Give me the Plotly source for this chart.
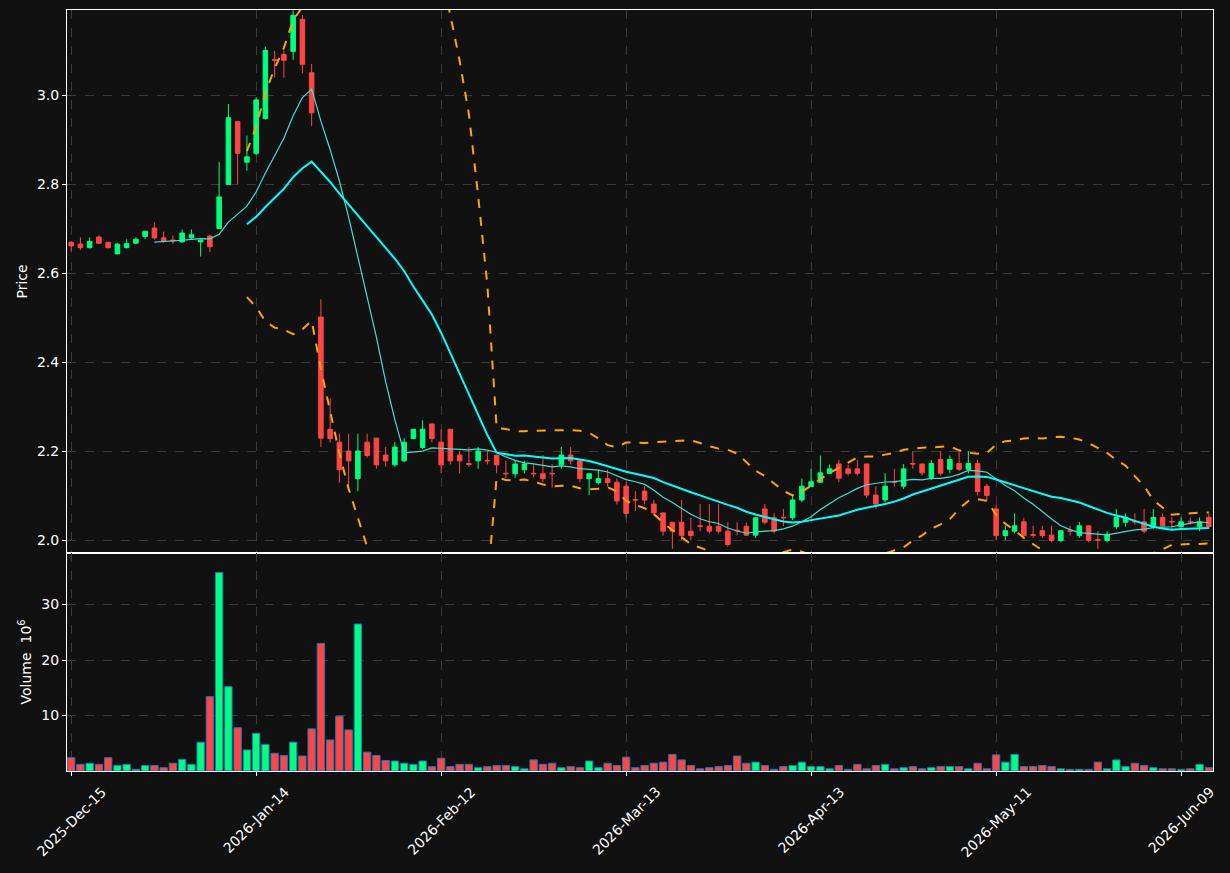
import pandas as pd
import plotly.graph_objects as go
from plotly.subplots import make_subplots

opens = [2.669,2.665,2.657,2.681,2.669,2.643,2.657,2.667,2.682,2.701,
         2.679,2.674,2.670,2.679,2.670,2.683,2.700,2.799,2.940,2.849,
         2.869,2.947,3.080,3.091,3.098,3.170,3.050,2.501,2.249,2.220,
         2.200,2.138,2.220,2.229,2.191,2.169,2.178,2.228,2.208,2.261,
         2.220,2.249,2.191,2.172,2.178,2.179,2.191,2.150,2.149,2.158,
         2.150,2.149,2.150,2.169,2.191,2.178,2.138,2.129,2.138,2.130,
         2.121,2.091,2.110,2.081,2.061,2.040,2.040,2.020,2.032,2.031,
         2.031,2.020,2.022,2.031,2.011,2.070,2.050,2.051,2.050,2.090,
         2.120,2.130,2.150,2.171,2.160,2.160,2.171,2.101,2.090,2.131,
         2.121,2.172,2.171,2.141,2.181,2.159,2.172,2.159,2.172,2.121,
         2.070,2.010,2.020,2.041,2.012,2.021,2.011,1.999,2.021,2.010,
         2.032,2.001,1.999,2.030,2.040,2.042,2.041,2.030,2.051,2.042,
         2.030,2.042,2.030,2.051]
closes = [2.661,2.657,2.671,2.667,2.657,2.665,2.666,2.676,2.694,2.679,
          2.671,2.672,2.690,2.686,2.674,2.659,2.771,2.949,2.869,2.861,
          2.989,3.100,3.078,3.078,3.179,3.069,2.960,2.229,2.228,2.158,
          2.178,2.200,2.190,2.169,2.178,2.209,2.220,2.249,2.249,2.228,
          2.169,2.178,2.178,2.170,2.200,2.178,2.169,2.149,2.171,2.171,
          2.149,2.138,2.149,2.191,2.178,2.138,2.149,2.138,2.129,2.088,
          2.060,2.090,2.090,2.061,2.020,2.020,2.010,2.010,2.031,2.020,
          2.020,1.990,2.021,2.011,2.050,2.040,2.020,2.050,2.090,2.121,
          2.131,2.151,2.160,2.139,2.150,2.150,2.101,2.081,2.121,2.130,
          2.160,2.171,2.151,2.172,2.150,2.181,2.159,2.172,2.109,2.100,
          2.010,2.021,2.032,2.010,2.011,2.010,1.999,2.021,2.020,2.032,
          1.999,2.000,2.013,2.051,2.051,2.041,2.020,2.051,2.032,2.041,
          2.041,2.041,2.041,2.030]
highs = [2.672,2.680,2.680,2.685,2.670,2.668,2.676,2.680,2.694,2.714,
         2.693,2.684,2.698,2.698,2.676,2.686,2.849,2.980,2.942,2.909,
         2.995,3.109,3.099,3.099,3.190,3.180,3.070,2.541,2.318,2.239,
         2.239,2.239,2.239,2.229,2.209,2.220,2.229,2.249,2.269,2.261,
         2.249,2.249,2.200,2.209,2.209,2.200,2.191,2.178,2.178,2.178,
         2.171,2.191,2.171,2.209,2.209,2.178,2.149,2.158,2.158,2.138,
         2.130,2.110,2.121,2.090,2.061,2.040,2.090,2.050,2.081,2.081,
         2.081,2.040,2.040,2.040,2.050,2.081,2.060,2.070,2.101,2.138,
         2.160,2.190,2.170,2.180,2.170,2.180,2.171,2.121,2.150,2.160,
         2.171,2.200,2.171,2.180,2.200,2.190,2.200,2.200,2.181,2.126,
         2.079,2.033,2.060,2.050,2.032,2.032,2.032,2.021,2.032,2.041,
         2.032,2.020,2.020,2.070,2.060,2.060,2.070,2.070,2.060,2.051,
         2.051,2.051,2.051,2.060]
lows = [2.649,2.652,2.655,2.665,2.655,2.643,2.655,2.665,2.676,2.675,
        2.668,2.665,2.668,2.675,2.637,2.647,2.699,2.799,2.799,2.830,
        2.865,2.945,3.039,3.039,3.079,3.049,2.930,2.209,2.219,2.129,
        2.110,2.110,2.185,2.160,2.165,2.165,2.175,2.228,2.205,2.220,
        2.150,2.170,2.150,2.165,2.160,2.170,2.150,2.140,2.140,2.150,
        2.140,2.130,2.118,2.160,2.170,2.130,2.101,2.125,2.120,2.080,
        2.049,2.065,2.080,2.055,2.010,1.980,2.000,2.000,2.020,2.015,
        2.015,1.985,2.011,2.011,2.005,2.035,2.015,2.031,2.045,2.085,
        2.125,2.140,2.148,2.130,2.145,2.145,2.095,2.070,2.085,2.120,
        2.115,2.160,2.145,2.135,2.145,2.150,2.155,2.150,2.100,2.090,
        2.000,2.000,2.015,2.005,2.005,2.005,1.995,1.995,2.010,2.005,
        1.995,1.980,1.995,2.025,2.030,2.035,2.015,2.025,2.030,2.025,
        2.025,2.035,2.020,2.025]
volumes = [2.4,1.2,1.4,1.2,2.4,1.0,1.2,0.3,1.0,1.0,
           0.6,1.4,2.1,1.2,5.2,13.4,35.8,15.2,7.8,3.8,
           6.8,4.8,3.2,2.8,5.2,2.7,7.6,23.0,5.6,9.9,
           7.4,26.5,3.4,2.8,1.9,1.8,1.4,1.2,1.8,0.8,
           2.3,0.8,1.2,1.2,0.6,0.8,1.0,1.0,0.8,0.4,
           2.0,1.2,1.4,0.6,0.8,0.6,1.8,0.6,1.4,1.0,
           2.5,0.6,1.0,1.4,1.6,3.0,2.0,1.0,0.4,0.6,
           0.8,1.0,2.7,1.4,1.6,1.0,0.3,0.8,1.0,1.6,
           0.8,0.8,0.4,1.0,0.3,1.2,0.4,1.0,1.2,0.4,
           0.6,0.8,0.4,0.6,0.8,0.8,0.8,0.4,1.4,0.4,
           2.9,1.6,3.0,0.8,0.8,1.0,0.8,0.4,0.3,0.3,
           0.3,1.6,0.4,2.0,0.8,1.4,1.0,0.6,0.4,0.4,
           0.3,0.4,1.2,0.6]
tick_pos = [0, 20, 40, 60, 80, 100, 120]
tick_labels = ["2025-Dec-15", "2026-Jan-14", "2026-Feb-12", "2026-Mar-13",
               "2026-Apr-13", "2026-May-11", "2026-Jun-09"]

UP, DOWN = "#00ff7f", "#ff4545"
x = list(range(len(closes)))
c = pd.Series(closes)
ma10 = c.rolling(10).mean()
ma20 = c.rolling(20).mean()
sd = c.rolling(20).std(ddof=0)
bb_up, bb_lo = ma20 + 2 * sd, ma20 - 2 * sd
vcol = [UP if cl >= op else DOWN for op, cl in zip(opens, closes)]

fig = make_subplots(rows=2, cols=1, shared_xaxes=True, vertical_spacing=0,
                    row_heights=[0.7135, 0.2865])
fig.add_trace(go.Candlestick(x=x, open=opens, high=highs, low=lows, close=closes,
    increasing=dict(line=dict(color=UP, width=1), fillcolor=UP),
    decreasing=dict(line=dict(color=DOWN, width=1), fillcolor=DOWN),
    whiskerwidth=0, showlegend=False), row=1, col=1)
fig.add_trace(go.Scatter(x=x, y=ma10, mode="lines", line=dict(color="#40e0d0", width=1.2),
                         showlegend=False), row=1, col=1)
fig.add_trace(go.Scatter(x=x, y=ma20, mode="lines", line=dict(color="#00ffff", width=2),
                         showlegend=False), row=1, col=1)
for b in (bb_up, bb_lo):
    fig.add_trace(go.Scatter(x=x, y=b, mode="lines",
                             line=dict(color="#ffa500", width=2, dash="dash"),
                             showlegend=False), row=1, col=1)
fig.add_trace(go.Bar(x=x, y=volumes, marker=dict(color=vcol, line=dict(color="#1f77b4", width=1)),
                     width=0.8, showlegend=False), row=2, col=1)

ax = dict(showline=True, linecolor="white", linewidth=1, mirror=True,
          ticks="outside", tickcolor="white", ticklen=4, automargin=False,
          gridcolor="#3a3a3a", griddash="dash", gridwidth=1, zeroline=False,
          tickfont=dict(color="white", size=14))
fig.update_xaxes(**ax, range=[-0.45, 123.45], tickvals=tick_pos,
                 ticktext=[""] * len(tick_pos), rangeslider_visible=False)
fig.update_yaxes(**ax)
fig.update_yaxes(range=[1.971, 3.191], tickvals=[2.0, 2.2, 2.4, 2.6, 2.8, 3.0],
                 ticktext=["2.0", "2.2", "2.4", "2.6", "2.8", "3.0"],
                 title=dict(text="Price", font=dict(color="white", size=14), standoff=6),
                 row=1, col=1)
fig.update_yaxes(range=[0, 39.3], tickvals=[10, 20, 30],
                 title=dict(text="Volume  10<sup>6</sup>", font=dict(color="white", size=14), standoff=6),
                 row=2, col=1)
for p, t in zip(tick_pos, tick_labels):
    fig.add_annotation(x=p, xref="x2", y=0, yref="y2 domain", text=t, textangle=-45,
                       showarrow=False, xanchor="center", yanchor="top", yshift=-10,
                       font=dict(color="white", size=14))
fig.update_layout(width=1230, height=873, paper_bgcolor="#111111", plot_bgcolor="#111111",
                  margin=dict(l=67, r=17, t=10, b=102), font=dict(family="DejaVu Sans", color="white"),
                  bargap=0.1)
fig.write_html("out.html", config={"displayModeBar": False})
with open("out.html", encoding="utf-8") as f:
    html = f.read()
html = html.replace("<head>", "<head><style>html,body{margin:0;padding:0;background:#111111;overflow:hidden}</style>", 1)
with open("out.html", "w", encoding="utf-8") as f:
    f.write(html)
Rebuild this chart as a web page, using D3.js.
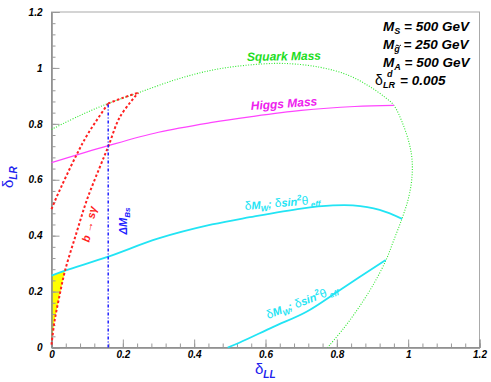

- [What you need to do] From the opening line of the listing above through the line bearing "from plotly.subplots import make_subplots", repeat each line exactly. Drop every picture.

- [Finished answer]
Give me the Plotly source for this chart.
import pandas as pd
import plotly.graph_objects as go
from plotly.subplots import make_subplots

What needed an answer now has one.